Beginning with the “languages” of race and ethnicity, teams of faculty, staff and students developed seminars that provide insights on building better relationships with their cultural identity. From how to manage conflict to understanding social cues and rituals, African American, Hispanic, Asian and Middle Eastern, and white Mustangs worked to create 90-minute “tourist” guide sessions for their colleagues. More than obtaining knowledge, these workshops are designed to give practical insights that will increase effective communication and collaboration between all Mustangs.

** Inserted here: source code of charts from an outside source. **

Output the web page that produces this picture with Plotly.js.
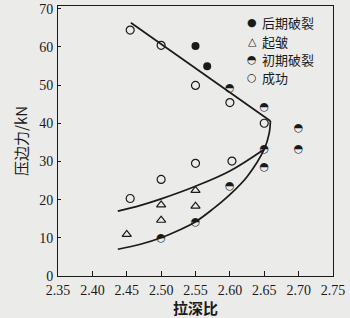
<!DOCTYPE html>
<html>
<head>
<meta charset="utf-8">
<script src="https://cdn.plot.ly/plotly-3.0.1.min.js"></script>
<style>
  html, body { margin: 0; padding: 0; background: #ebebe9; }
  #chart { width: 350px; height: 318px; }
</style>
</head>
<body>
<div id="chart"></div>
<script>
// 后期破裂 (late fracture)
const lateX = [2.55, 2.567];
const lateY = [60.2, 54.9];

// 起皱 (wrinkling)
const wrinkleX = [2.45, 2.50, 2.50, 2.55, 2.55];
const wrinkleY = [10.9, 18.6, 14.6, 22.4, 18.3];

// 初期破裂 (early fracture)
const earlyX = [2.60, 2.65, 2.70, 2.70, 2.65, 2.65, 2.60, 2.55, 2.50];
const earlyY = [49.1, 44.1, 38.7, 33.3, 33.3, 28.6, 23.4, 14.1, 10.0];

// 成功 (success)
const okX = [2.455, 2.50, 2.55, 2.60, 2.65, 2.455, 2.50, 2.55, 2.603];
const okY = [64.4, 60.4, 49.9, 45.4, 40.0, 20.3, 25.3, 29.5, 30.1];

// fracture limit: straight segment and the curved lower branch
const upperLineX = [2.456, 2.659];
const upperLineY = [66.3, 40.6];
const lowerCurveX = [2.659, 2.657, 2.650, 2.625, 2.60, 2.575, 2.55, 2.525, 2.50, 2.47, 2.437];
const lowerCurveY = [40.6, 37.2, 33.2, 26.0, 21.3, 17.5, 14.2, 11.9, 10.0, 8.3, 7.0];

// wrinkling limit
const wrinkleCurveX = [2.437, 2.47, 2.50, 2.55, 2.60, 2.65];
const wrinkleCurveY = [17.0, 18.5, 20.2, 23.5, 27.5, 33.2];

const xTicks = [2.35, 2.40, 2.45, 2.50, 2.55, 2.60, 2.65, 2.70, 2.75];
const xTickText = ['2.35', '2.40', '2.45', '2.50', '2.55', '2.60', '2.65', '2.70', '2.75'];
const yTicks = [0, 10, 20, 30, 40, 50, 60, 70];

const legendSymbols = ['●', '△', '◓', '○'];
const legendLabels = ['后期破裂', '起皱', '初期破裂', '成功'];

const ink = '#1a1a1a';
const cjk = '"Noto Sans CJK SC", "Noto Sans", sans-serif';
const serif = '"Liberation Serif", "DejaVu Serif", serif';

const traces = [
  { x: upperLineX, y: upperLineY, mode: 'lines', line: { color: ink, width: 1.7 }, hoverinfo: 'skip' },
  { x: lowerCurveX, y: lowerCurveY, mode: 'lines', line: { color: ink, width: 1.7, shape: 'spline', smoothing: 1 }, hoverinfo: 'skip' },
  { x: wrinkleCurveX, y: wrinkleCurveY, mode: 'lines', line: { color: ink, width: 1.7, shape: 'spline', smoothing: 1 }, hoverinfo: 'skip' },
  { x: okX, y: okY, mode: 'markers', name: '成功',
    marker: { symbol: 'circle-open', size: 8, color: ink, line: { width: 1.2, color: ink } } },
  { x: wrinkleX, y: wrinkleY, mode: 'markers', name: '起皱',
    marker: { symbol: 'triangle-up-open', size: 8, color: ink, line: { width: 1.2, color: ink } } },
  { x: lateX, y: lateY, mode: 'markers', name: '后期破裂',
    marker: { symbol: 'circle', size: 8, color: ink } },
  // half-filled circle glyph for the early-fracture points
  { x: earlyX, y: earlyY, mode: 'text', name: '初期破裂', text: earlyX.map(() => '◓'),
    textposition: 'middle center',
    textfont: { family: 'DejaVu Sans', size: 11, color: ink } }
];

// legend: one row per series, symbol then label
const rowPix = [22.5, 41, 59.5, 78];
const annotations = [];
rowPix.forEach((yPix, i) => {
  const yPaper = 1 - (yPix - 6) / 270;
  annotations.push({
    xref: 'paper', yref: 'paper', x: (252 - 58) / 275, y: yPaper,
    text: legendSymbols[i], showarrow: false, xanchor: 'center', yanchor: 'middle', borderpad: 0,
    font: { family: 'DejaVu Sans', size: 11, color: ink }
  });
  annotations.push({
    xref: 'paper', yref: 'paper', x: (261 - 58) / 275, y: yPaper,
    text: legendLabels[i], showarrow: false, xanchor: 'left', yanchor: 'middle', borderpad: 0,
    font: { family: cjk, size: 13, color: ink }
  });
});

const layout = {
  width: 350, height: 318,
  margin: { l: 58, r: 17, t: 6, b: 42 },
  paper_bgcolor: '#ebebe9',
  plot_bgcolor: '#ebebe9',
  showlegend: false,
  xaxis: {
    range: [2.35, 2.75], tickvals: xTicks, ticktext: xTickText,
    ticks: 'inside', ticklen: 5, tickwidth: 1, tickcolor: ink,
    showline: true, linecolor: ink, linewidth: 1, mirror: true,
    showgrid: false, zeroline: false, ticklabelstandoff: 1,
    tickfont: { family: serif, size: 14, color: ink },
    title: { text: '拉深比', font: { family: cjk, size: 15, color: ink, weight: 'bold' }, standoff: 1 }
  },
  yaxis: {
    range: [0, 70.7], tickvals: yTicks,
    ticks: 'inside', ticklen: 3, tickwidth: 1, tickcolor: ink,
    showline: true, linecolor: ink, linewidth: 1, mirror: true,
    showgrid: false, zeroline: false, ticklabelstandoff: 1,
    tickfont: { family: serif, size: 14, color: ink },
    title: { text: '压边力/kN', font: { family: cjk, size: 15, color: ink }, standoff: 7 }
  },
  annotations: annotations
};

Plotly.newPlot('chart', traces, layout, { displayModeBar: false, staticPlot: true });
</script>
</body>
</html>
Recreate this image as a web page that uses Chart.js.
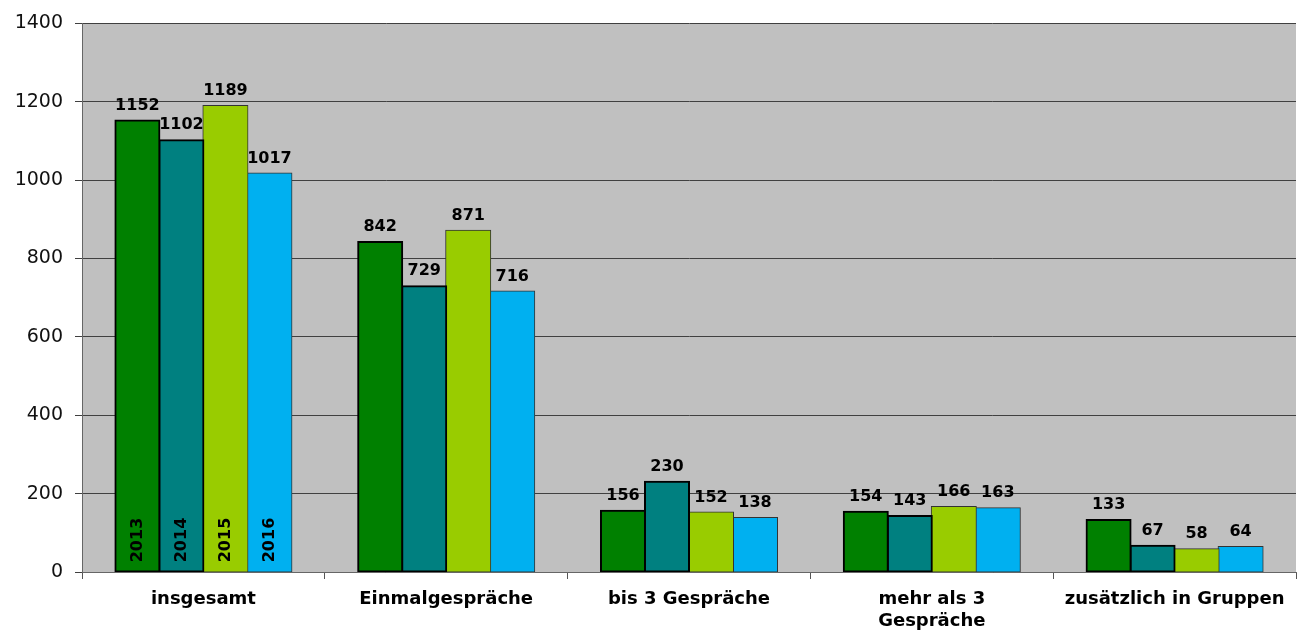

In addition to our seminars, we are infusing our university processes with the practice and philosophy of cultural intelligence. CIQ@SMU will touch every part of a Mustang’s life from the day they step on campus as a member of the faculty, staff or student body. Over time we believe we will see a change in the way we teach, learn, recruit, lead, advise, rush, play and live. If our strategic plan is accurate, by 2025, CIQ@SMU will be the cultural norm at Southern Methodist University, ensuring that every graduate will be able to work, lead and contribute effectively whether they are in Detroit or Dubai.
Will SMU’s attempts to move beyond diversity be successful? Well, if author Leo Buscaglilia is right and change is the beginning of true education then I believe SMU is already successful. We are already seeing a change in how Greek leaders view potential candidates for recruitment; how faculty members mentor one another and our students; as well as how we cultivate new leaders. While these results are notable, I believe our President R. Gerald Turner stated our criteria for true success for CIQ@SMU best: CIQ@SMU’s success will not be measured by traditional standards. Our success will be measured in the transformation of the daily lives of the people who are and aspire to become members of the Mustang family.
Dr. Maria A. Dixon-Hall is senior adviser to the provost for the campus cultural intelligence initiatives and Altshuler distinguished teaching professor at Southern Methodist University.